And yet God asks for more. YES, we must create and present NEW songs to the Church and to the Lord.  YES, we are commanded to play skillfully – to bring our BEST lamb as an offering out of love for God.  But we are also exhorted to shout.  LOUDLY.  Of course, there is a place for quiet reverence, as well.  But I think this has more to do with our fervor than it does with volume. How often have we as Worship Leaders phoned it in?  How often have we just moved the church through our songlist, hearts disconnected from our faith?  God hates vain repetition, but looks to strongly support those whose hearts are fully devoted to him.  As artists and leaders in the church, we must have a transparent, contagious, firey love relationship with God.

Freshness.  Skill.  Fervor.

The problem with most “church music,” in my view, is that I rarely see all three of these qualities present at the same time.

I have seen passion on display without much skill, and it can be painful.  I’ve seen skillful players who seem to be more interested in their music than their Lord, and it can be distracting.  And so often Worship Teams are slow to create, slow to adopt new expressions, slow to use their imaginations.  Skill and passion can only go so far the 94th time your church sings “Open the Eyes of My Heart.”

Freshness, Skill, AND Fervor.  Three elements that would go a long way in making our artistic leadership more effective.

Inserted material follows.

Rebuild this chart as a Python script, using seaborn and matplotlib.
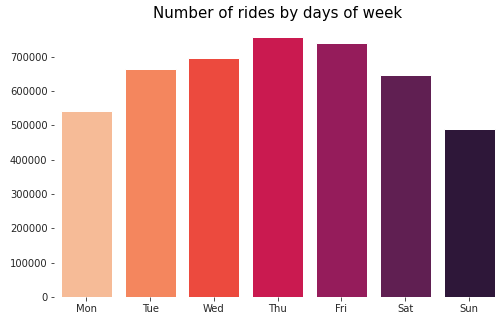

They are not suggestions, as if two out of three are good enough. They are commands.  Remember… God wrote Psalm 33:3. Often I see one of these elements, or two at a time, but to see all three at the same time is rare.  And that’s part of why “church music” often leaves a bad taste in my mouth.  Can you relate?

If artists in the Kingdom of God would commit to bring fresh artistic creative juice to their art, to work hard at their craft and bring their BEST offering to the Lord and His church, AND to sing and play with passion, “church music” might have an entirely different connotation.

But there is something even more important to me, more soul-stirring in me, something that is a non-negotiable if art in the Church is going to move me to worship with freedom and gratitude.  Something beyond a new song played well by a passionate artist.

It is a artist who knows the Lord intimately and reflects that love relationship in their art.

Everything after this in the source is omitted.